▸ Job
Below are the records. List every line holding the word "standalone".

▸ Items

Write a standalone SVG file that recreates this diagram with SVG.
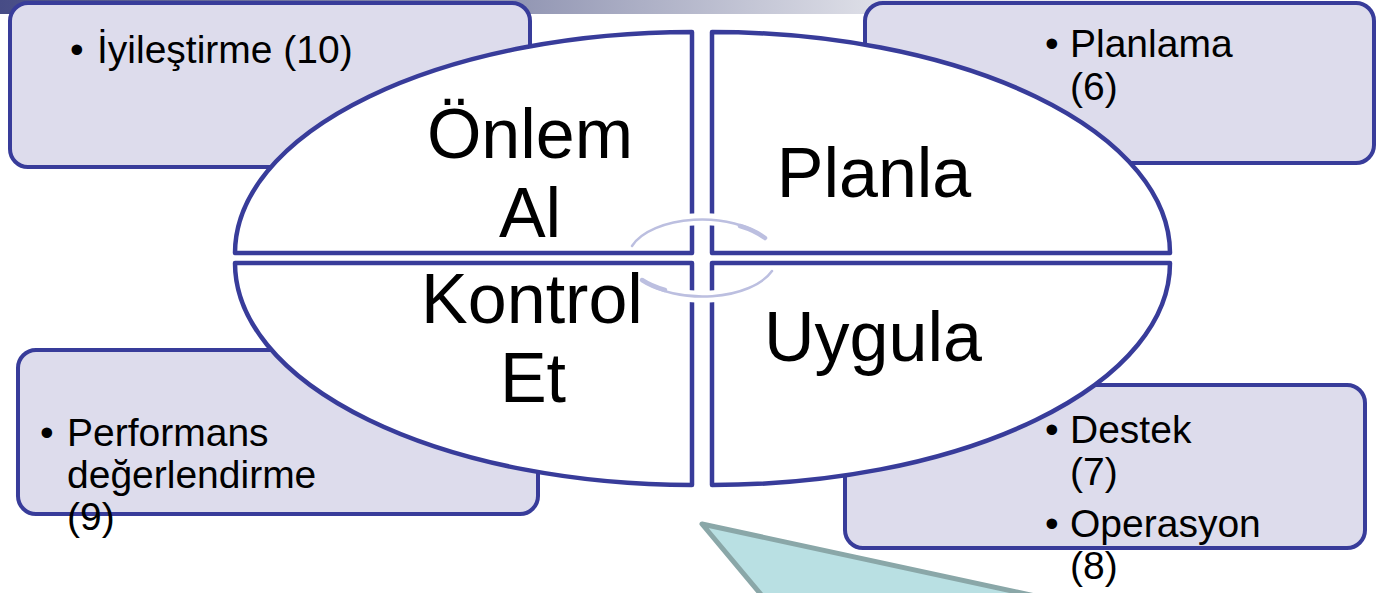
<svg xmlns="http://www.w3.org/2000/svg" width="1376" height="593" viewBox="0 0 1376 593">
<defs>
<linearGradient id="bar" x1="0" y1="0" x2="1376" y2="0" gradientUnits="userSpaceOnUse">
<stop offset="0" stop-color="#474c86"/>
<stop offset="0.38" stop-color="#9397b4"/>
<stop offset="0.64" stop-color="#dfe0e8"/>
<stop offset="1" stop-color="#ffffff"/>
</linearGradient>
<style>
.box{fill:#dddcec;stroke:#383c9a;stroke-width:4}
.q{fill:#ffffff;stroke:#383c9a;stroke-width:4.5;stroke-linejoin:round}
.bt{font-family:"Liberation Sans",Arial,sans-serif;font-size:39px;fill:#000}
.big{font-family:"Liberation Sans",Arial,sans-serif;font-size:70px;fill:#000;text-anchor:middle}
.halo{fill:none;stroke:#ffffff;stroke-width:12}
.arr{fill:none;stroke:#bcbfe0;stroke-width:2.5;stroke-linecap:round}
.arrw{fill:none;stroke:#bcbfe0;stroke-width:4.5;stroke-linecap:round}
</style>
</defs>
<rect width="1376" height="593" fill="#ffffff"/>
<rect x="0" y="0" width="1376" height="14" fill="url(#bar)"/>

<g id="teal">
<polygon points="702,524 1100,610 784,622" fill="#b9e0e3" stroke="#8aa7a8" stroke-width="5" stroke-linejoin="round"/>
</g>

<g id="box-iyilestirme">
<rect class="box" x="10" y="3" width="520" height="164" rx="18"/>
<text class="bt" x="70" y="63">•</text>
<text class="bt" x="97" y="63">İyileştirme (10)</text>
</g>
<g id="box-planlama">
<rect class="box" x="865" y="3" width="509" height="160" rx="18"/>
<text class="bt" x="1045" y="57">•</text>
<text class="bt" x="1070" y="57">Planlama</text>
<text class="bt" x="1070" y="100">(6)</text>
</g>
<g id="box-performans">
<rect class="box" x="18" y="350" width="520" height="164" rx="18"/>
<text class="bt" x="40" y="446">•</text>
<text class="bt" x="67" y="446">Performans</text>
<text class="bt" x="67" y="488">değerlendirme</text>
<text class="bt" x="67" y="530">(9)</text>
</g>
<g id="box-destek">
<rect class="box" x="845" y="385" width="520" height="163" rx="18"/>
<text class="bt" x="1045" y="443">•</text>
<text class="bt" x="1070" y="443">Destek</text>
<text class="bt" x="1070" y="485">(7)</text>
<text class="bt" x="1045" y="537">•</text>
<text class="bt" x="1070" y="537">Operasyon</text>
<text class="bt" x="1070" y="579">(8)</text>
</g>

<g id="q-onlem">
<path class="q" d="M692 253 L235 253 A457 221 0 0 1 692 32 Z"/>
<text class="big" x="530" y="158">Önlem</text>
<text class="big" x="530" y="237">Al</text>
</g>
<g id="q-planla">
<path class="q" d="M712 253 L712 32 A458 221 0 0 1 1170 253 Z"/>
<text class="big" x="874" y="197">Planla</text>
</g>
<g id="q-kontrol">
<path class="q" d="M692 263 L692 485 A457 222 0 0 1 235 263 Z"/>
<text class="big" x="532" y="323">Kontrol</text>
<text class="big" x="533" y="402">Et</text>
</g>
<g id="q-uygula">
<path class="q" d="M712 263 L1170 263 A458 222 0 0 1 712 485 Z"/>
<text class="big" x="873" y="361">Uygula</text>
</g>

<g id="connectors">
<path class="halo" d="M675 222 A74 39 0 0 1 730 222"/>
<path class="halo" d="M730 294 A74 39 0 0 1 675 294"/>
<path class="arr" d="M632 246 A74 39 0 0 1 765 238"/>
<path class="arrw" d="M740 226 A74 39 0 0 1 765 238"/>
<path class="arr" d="M772 271 A74 39 0 0 1 642 280"/>
<path class="arrw" d="M665 290 A74 39 0 0 1 642 280"/>
</g>
</svg>
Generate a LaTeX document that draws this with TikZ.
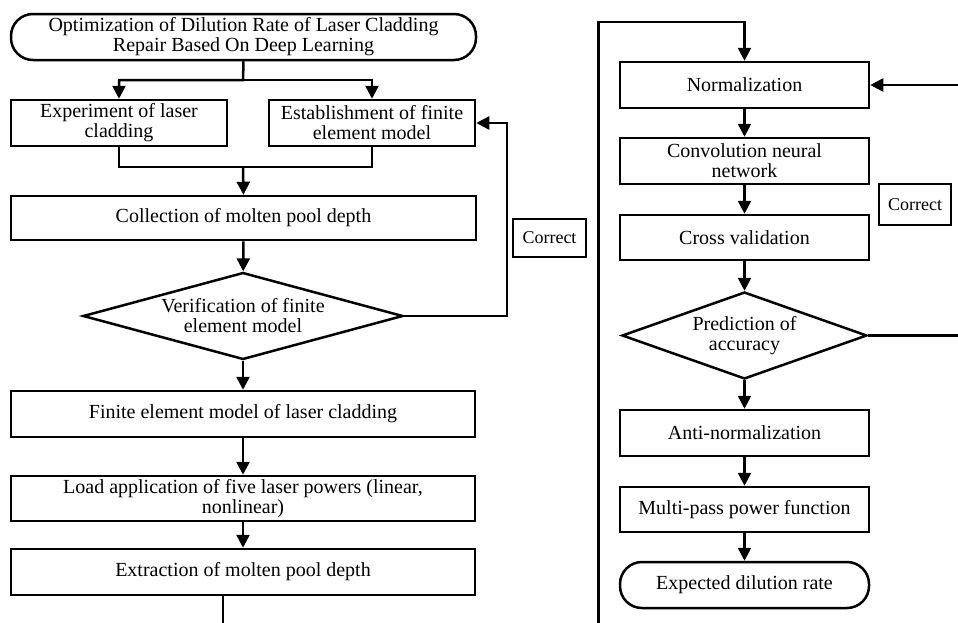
\documentclass[tikz,border=0pt]{standalone}
\usepackage{fontspec}
\setmainfont{Liberation Serif}
\usetikzlibrary{shapes.geometric, arrows.meta, positioning, calc}
\tikzset{
    % Box styles with sharp corners
    process/.style={
        rectangle,
        draw=black,
        fill=white,
        line width=2.5pt,
        inner sep=0pt,
        align=center,
        font=\fontsize{20}{20}\selectfont
    },
    terminal/.style={
        process,
        rounded corners=22pt
    },
    decision/.style={
        diamond,
        draw=black,
        fill=white,
        line width=2.5pt,
        inner sep=0pt,
        align=center,
        font=\fontsize{20}{20}\selectfont
    },
    note/.style={
        process,
        font=\fontsize{18}{18}\selectfont
    },
    arrow style/.style={
        -{Triangle[width=13pt,length=13pt]},
        line width=2.5pt,
        black
    },
    line style/.style={
        line width=2.5pt,
        black
    }
}
\begin{document}
\begin{tikzpicture}[x=1pt, y=-1pt]
    \useasboundingbox (0,0) rectangle (958,622);

    % Left column
    \node[terminal, minimum width=465pt, minimum height=46pt] (title) at (243.5,37) {
        Optimization of Dilution Rate of Laser Cladding\\
        Repair Based On Deep Learning
    };
    \node[process, minimum width=216pt, minimum height=46pt] (experiment) at (119,123) {Experiment of laser\\ cladding};
    \node[process, minimum width=206pt, minimum height=46pt] (establish) at (372,123) {Establishment of finite\\ element model};
    \node[process, minimum width=465pt, minimum height=44pt] (collect) at (243.5,218) {Collection of molten pool depth};
    \node[decision, aspect=3.68, minimum width=320pt, minimum height=87pt] (verify) at (243,316) {Verification of finite\\ element model};
    \node[note, minimum width=73pt, minimum height=38pt] (correct left) at (549.5,238) {Correct};
    \node[process, minimum width=464pt, minimum height=46pt] (femodel) at (243,414) {Finite element model of laser cladding};
    \node[process, minimum width=464pt, minimum height=45pt] (load) at (243,498.5) {Load application of five laser powers (linear,\\ nonlinear)};
    \node[process, minimum width=464pt, minimum height=46pt] (extract) at (243,572) {Extraction of molten pool depth};

    % Right column
    \node[process, minimum width=249pt, minimum height=46pt] (norm) at (744.5,85) {Normalization};
    \node[process, minimum width=249pt, minimum height=46pt] (cnn) at (744.5,161) {Convolution neural\\ network};
    \node[process, minimum width=249pt, minimum height=45pt] (cross) at (744.5,237.5) {Cross validation};
    \node[decision, aspect=2.82, minimum width=245pt, minimum height=87pt] (predict) at (744.5,335.5) {Prediction of\\ accuracy};
    \node[note, minimum width=72pt, minimum height=41pt] (correct right) at (915,204.5) {Correct};
    \node[process, minimum width=249pt, minimum height=46pt] (antinorm) at (744.5,433) {Anti-normalization};
    \node[process, minimum width=249pt, minimum height=45pt] (multipass) at (744.5,509.5) {Multi-pass power function};
    \node[terminal, minimum width=249pt, minimum height=46pt] (expected) at (744.5,585) {Expected dilution rate};

    % Connection points
    \coordinate (split) at (243,80);
    \coordinate (merge) at (243,167);
    \coordinate (back left) at (507,316);
    \coordinate (out left) at (223,630);
    \coordinate (in right) at (598.5,630);
    \coordinate (top right) at (598.5,22);
    \coordinate (back right) at (966,335.5);

    % Connection lines
    \draw[arrow style] (title.south) -- (split) -| (experiment.north);
    \draw[arrow style] (split) -| (establish.north);
    \draw[line style] (experiment.south) |- (merge) -| (establish.south);
    \draw[arrow style] (merge) -- (collect.north);
    \draw[arrow style] (collect) -- (verify);
    \draw[arrow style] (verify.east) -- (back left) |- (establish.east);
    \draw[arrow style] (verify) -- (femodel);
    \draw[arrow style] (femodel) -- (load);
    \draw[arrow style] (load) -- (extract);
    \draw[line style] (extract.south -| out left) -- (out left);

    \draw[arrow style] (in right) -- (top right) -| (norm.north);
    \draw[arrow style] (norm) -- (cnn);
    \draw[arrow style] (cnn) -- (cross);
    \draw[arrow style] (cross) -- (predict);
    \draw[arrow style] (predict.east) -- (back right) |- (norm.east);
    \draw[arrow style] (predict) -- (antinorm);
    \draw[arrow style] (antinorm) -- (multipass);
    \draw[arrow style] (multipass) -- (expected);
\end{tikzpicture}
\end{document}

▸ Answer to this problem
Write a standalone SVG file that recreates this diagram with SVG.
\documentclass[tikz,border=0pt]{standalone}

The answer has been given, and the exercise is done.